>> Begin Data lines
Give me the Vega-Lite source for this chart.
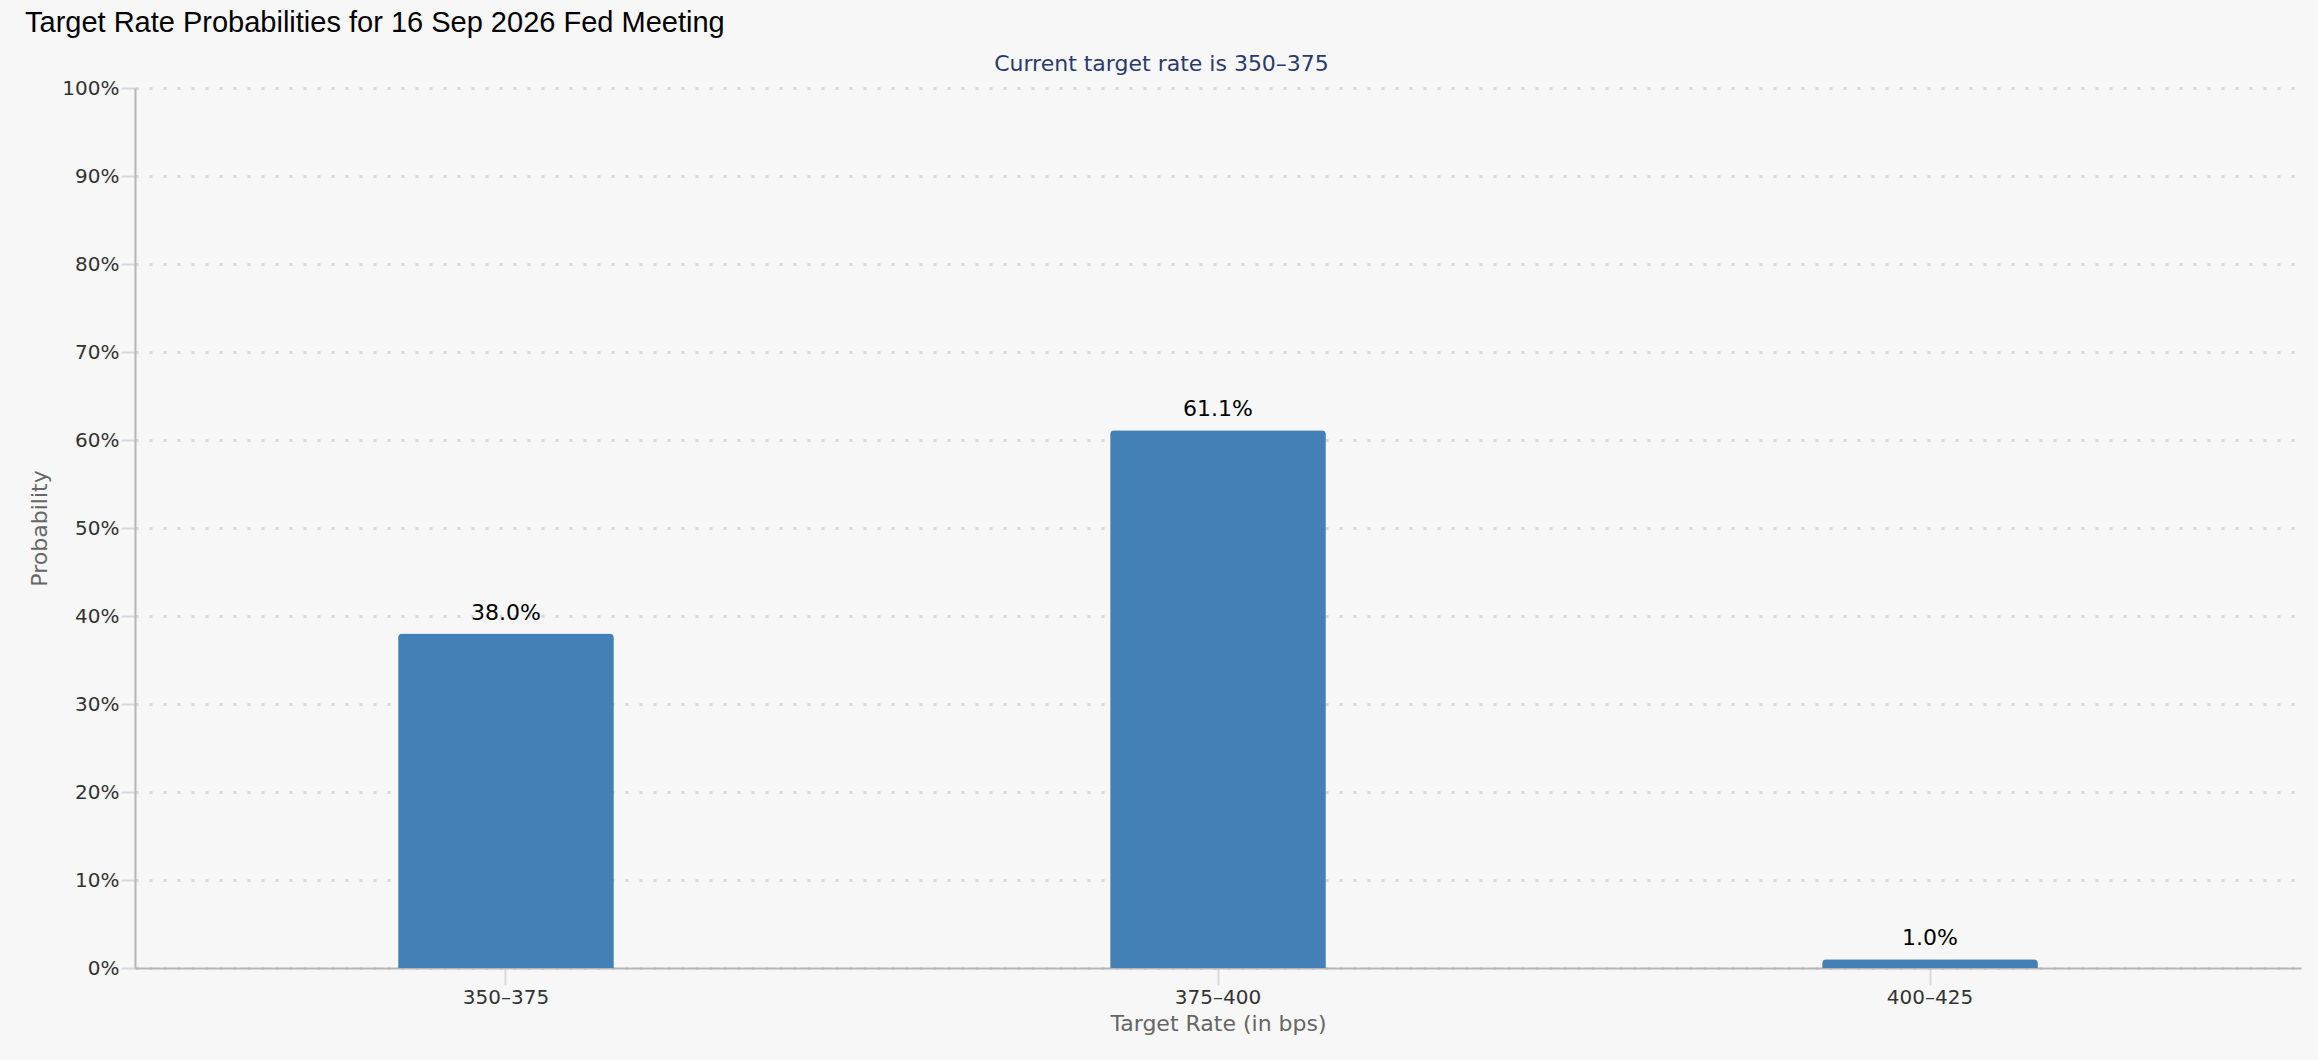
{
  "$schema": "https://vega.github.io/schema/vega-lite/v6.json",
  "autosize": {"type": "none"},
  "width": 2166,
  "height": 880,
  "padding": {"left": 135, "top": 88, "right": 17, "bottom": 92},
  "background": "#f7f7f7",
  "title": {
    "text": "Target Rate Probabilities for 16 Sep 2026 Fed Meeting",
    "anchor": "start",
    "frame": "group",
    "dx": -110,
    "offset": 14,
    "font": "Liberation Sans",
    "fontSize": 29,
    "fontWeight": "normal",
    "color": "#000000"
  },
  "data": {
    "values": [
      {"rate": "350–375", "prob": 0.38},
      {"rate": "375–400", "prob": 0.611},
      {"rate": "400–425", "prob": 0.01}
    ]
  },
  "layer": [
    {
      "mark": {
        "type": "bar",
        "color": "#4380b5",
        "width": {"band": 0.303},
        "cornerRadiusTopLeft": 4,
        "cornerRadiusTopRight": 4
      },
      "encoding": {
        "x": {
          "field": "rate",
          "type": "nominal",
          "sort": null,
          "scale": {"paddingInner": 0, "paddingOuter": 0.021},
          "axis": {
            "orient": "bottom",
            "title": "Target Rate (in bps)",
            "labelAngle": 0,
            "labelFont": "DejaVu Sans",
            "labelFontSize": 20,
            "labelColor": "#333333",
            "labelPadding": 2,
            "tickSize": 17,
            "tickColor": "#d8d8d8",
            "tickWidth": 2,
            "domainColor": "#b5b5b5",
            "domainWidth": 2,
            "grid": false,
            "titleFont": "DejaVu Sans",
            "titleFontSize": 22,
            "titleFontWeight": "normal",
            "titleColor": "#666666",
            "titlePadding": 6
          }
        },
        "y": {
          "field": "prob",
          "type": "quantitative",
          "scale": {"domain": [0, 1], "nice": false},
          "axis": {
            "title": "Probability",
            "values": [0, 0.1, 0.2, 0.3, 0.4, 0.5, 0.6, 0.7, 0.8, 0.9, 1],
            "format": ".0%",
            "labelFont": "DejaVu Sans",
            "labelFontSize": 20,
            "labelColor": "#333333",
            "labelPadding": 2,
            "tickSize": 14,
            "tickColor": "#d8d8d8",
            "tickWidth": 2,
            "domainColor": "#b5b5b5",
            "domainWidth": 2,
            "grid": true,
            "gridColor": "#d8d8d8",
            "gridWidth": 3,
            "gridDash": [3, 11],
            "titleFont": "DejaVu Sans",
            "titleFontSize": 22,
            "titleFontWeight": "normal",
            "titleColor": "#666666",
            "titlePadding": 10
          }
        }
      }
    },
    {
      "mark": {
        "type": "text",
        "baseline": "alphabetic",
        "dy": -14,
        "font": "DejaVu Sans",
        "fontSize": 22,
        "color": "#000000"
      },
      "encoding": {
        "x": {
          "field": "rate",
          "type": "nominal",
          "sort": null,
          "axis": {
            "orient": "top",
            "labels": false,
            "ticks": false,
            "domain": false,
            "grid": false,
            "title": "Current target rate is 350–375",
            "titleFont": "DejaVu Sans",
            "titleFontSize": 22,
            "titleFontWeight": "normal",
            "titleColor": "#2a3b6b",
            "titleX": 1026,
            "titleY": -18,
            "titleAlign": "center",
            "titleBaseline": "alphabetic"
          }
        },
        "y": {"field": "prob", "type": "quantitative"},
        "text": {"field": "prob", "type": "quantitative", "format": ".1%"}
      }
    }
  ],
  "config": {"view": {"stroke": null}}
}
>> End Data lines
Prompt: Restate the whole listing above exactly, please, omitting every image.

Exercise solution:
Give me the Vega-Lite source for this chart.
{
  "$schema": "https://vega.github.io/schema/vega-lite/v6.json",
  "autosize": {"type": "none"},
  "width": 2166,
  "height": 880,
  "padding": {"left": 135, "top": 88, "right": 17, "bottom": 92},
  "background": "#f7f7f7",
  "title": {
    "text": "Target Rate Probabilities for 16 Sep 2026 Fed Meeting",
    "anchor": "start",
    "frame": "group",
    "dx": -110,
    "offset": 14,
    "font": "Liberation Sans",
    "fontSize": 29,
    "fontWeight": "normal",
    "color": "#000000"
  },
  "data": {
    "values": [
      {"rate": "350–375", "prob": 0.38},
      {"rate": "375–400", "prob": 0.611},
      {"rate": "400–425", "prob": 0.01}
    ]
  },
  "layer": [
    {
      "mark": {
        "type": "bar",
        "color": "#4380b5",
        "width": {"band": 0.303},
        "cornerRadiusTopLeft": 4,
        "cornerRadiusTopRight": 4
      },
      "encoding": {
        "x": {
          "field": "rate",
          "type": "nominal",
          "sort": null,
          "scale": {"paddingInner": 0, "paddingOuter": 0.021},
          "axis": {
            "orient": "bottom",
            "title": "Target Rate (in bps)",
            "labelAngle": 0,
            "labelFont": "DejaVu Sans",
            "labelFontSize": 20,
            "labelColor": "#333333",
            "labelPadding": 2,
            "tickSize": 17,
            "tickColor": "#d8d8d8",
            "tickWidth": 2,
            "domainColor": "#b5b5b5",
            "domainWidth": 2,
            "grid": false,
            "titleFont": "DejaVu Sans",
            "titleFontSize": 22,
            "titleFontWeight": "normal",
            "titleColor": "#666666",
            "titlePadding": 6
          }
        },
        "y": {
          "field": "prob",
          "type": "quantitative",
          "scale": {"domain": [0, 1], "nice": false},
          "axis": {
            "title": "Probability",
            "values": [0, 0.1, 0.2, 0.3, 0.4, 0.5, 0.6, 0.7, 0.8, 0.9, 1],
            "format": ".0%",
            "labelFont": "DejaVu Sans",
            "labelFontSize": 20,
            "labelColor": "#333333",
            "labelPadding": 2,
            "tickSize": 14,
            "tickColor": "#d8d8d8",
            "tickWidth": 2,
            "domainColor": "#b5b5b5",
            "domainWidth": 2,
            "grid": true,
            "gridColor": "#d8d8d8",
            "gridWidth": 3,
            "gridDash": [3, 11],
            "titleFont": "DejaVu Sans",
            "titleFontSize": 22,
            "titleFontWeight": "normal",
            "titleColor": "#666666",
            "titlePadding": 10
          }
        }
      }
    },
    {
      "mark": {
        "type": "text",
        "baseline": "alphabetic",
        "dy": -14,
        "font": "DejaVu Sans",
        "fontSize": 22,
        "color": "#000000"
      },
      "encoding": {
        "x": {
          "field": "rate",
          "type": "nominal",
          "sort": null,
          "axis": {
            "orient": "top",
            "labels": false,
            "ticks": false,
            "domain": false,
            "grid": false,
            "title": "Current target rate is 350–375",
            "titleFont": "DejaVu Sans",
            "titleFontSize": 22,
            "titleFontWeight": "normal",
            "titleColor": "#2a3b6b",
            "titleX": 1026,
            "titleY": -18,
            "titleAlign": "center",
            "titleBaseline": "alphabetic"
          }
        },
        "y": {"field": "prob", "type": "quantitative"},
        "text": {"field": "prob", "type": "quantitative", "format": ".1%"}
      }
    }
  ],
  "config": {"view": {"stroke": null}}
}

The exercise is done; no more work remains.